* What needs to be done: Every line below that contains "this" is to be copied.

---------- Supplied data ----------

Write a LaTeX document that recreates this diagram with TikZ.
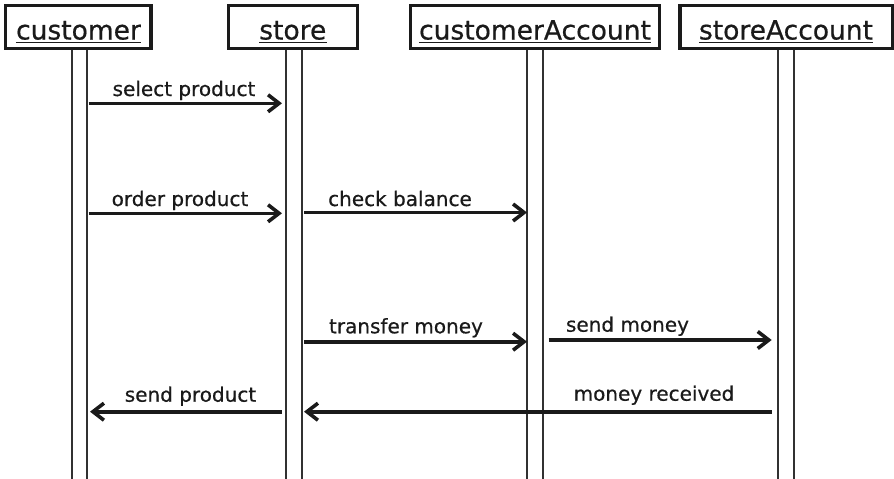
\documentclass[tikz,border=0pt]{standalone}
\usepackage{fontspec}
\setmainfont[FakeBold=0.6]{DejaVu Sans}
\usetikzlibrary{arrows.meta}
\definecolor{ink}{HTML}{1A1A1A}
\begin{document}
\begin{tikzpicture}[x=1pt,y=-1pt,
  obj/.style={draw=ink,line width=3.2pt,rectangle,inner sep=0pt,minimum height=43pt},
  objtext/.style={inner sep=0pt,anchor=base,font=\fontsize{26.5}{30}\selectfont,text=ink},
  uline/.style={draw=ink,line width=1.8pt},
  life/.style={draw=ink!90,line width=1.4pt},
  msg/.style={draw=ink,line width=3.6pt,-{Straight Barb[length=11pt,width=17pt]}},
  lbl/.style={inner sep=0pt,anchor=base,font=\fontsize{20}{24}\selectfont,text=ink}]
\useasboundingbox (0,0) rectangle (894,479);

% object boxes
\node[obj,minimum width=145.3pt] (cbox) at (78.3,27) {};
\node[obj,minimum width=129.6pt] (sbox) at (293,27) {};
\node[obj,minimum width=248.7pt] (cabox) at (535.2,27) {};
\node[obj,minimum width=213pt] (sabox) at (786.4,27) {};

% object names
\node[objtext] (ct) at (78.5,39.5) {customer};
\node[objtext] (st) at (292.8,39.5) {store};
\node[objtext] (cat) at (535,39.5) {customerAccount};
\node[objtext] (sat) at (786,39.5) {storeAccount};
\foreach \t in {ct,st,cat,sat}
  \draw[uline] ([yshift=-3pt]\t.base west) -- ([yshift=-3pt]\t.base east);

% lifelines
\foreach \n/\x in {cA/72,cB/87,sA/286,sB/302,caA/527,caB/543,saA/778,saB/794}{
  \coordinate (\n top) at (\x,50);
  \coordinate (\n bot) at (\x,479);
  \draw[life] (\n top) -- (\n bot);
}

% message end points
\coordinate (m1a) at (88.5,103.3);  \coordinate (m1b) at (282,103.3);
\coordinate (m2a) at (88.5,213.3);  \coordinate (m2b) at (282,213.3);
\coordinate (m3a) at (304,212.5);   \coordinate (m3b) at (527,212.5);
\coordinate (m4a) at (304,341.7);   \coordinate (m4b) at (527,341.7);
\coordinate (m5a) at (548.7,340);   \coordinate (m5b) at (771.7,340);
\coordinate (m6a) at (771.7,411.7); \coordinate (m6b) at (304,411.7);
\coordinate (m7a) at (281.7,411.7); \coordinate (m7b) at (90,411.7);

% messages
\draw[msg] (m1a) -- (m1b);
\draw[msg] (m2a) -- (m2b);
\draw[msg] (m3a) -- (m3b);
\draw[msg] (m4a) -- (m4b);
\draw[msg] (m5a) -- (m5b);
\draw[msg] (m6a) -- (m6b);
\draw[msg] (m7a) -- (m7b);

% labels
\node[lbl] (l1) at (184,96) {select product};
\node[lbl] (l2) at (180,206) {order product};
\node[lbl] (l3) at (400,206) {check balance};
\node[lbl] (l4) at (406,333.3) {transfer money};
\node[lbl] (l5) at (627.5,331.7) {send money};
\node[lbl] (l6) at (654,400.7) {money received};
\node[lbl] (l7) at (190.5,401.7) {send product};
\end{tikzpicture}
\end{document}
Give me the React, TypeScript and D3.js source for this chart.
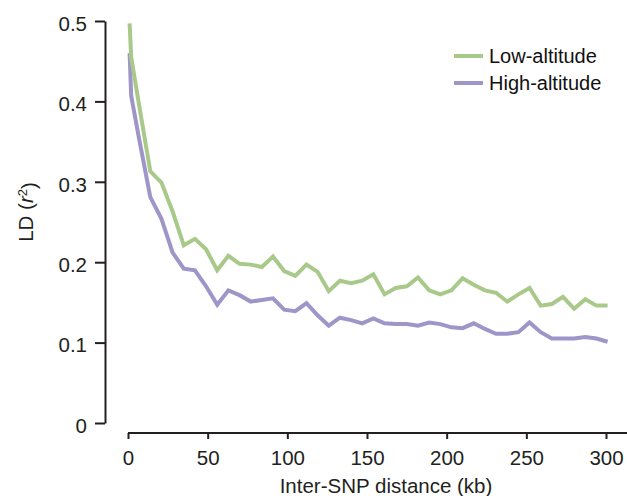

----------

* Exercise result:
Write a LaTeX document that recreates this diagram with TikZ.
Give me the React, TypeScript and D3.js source for this chart.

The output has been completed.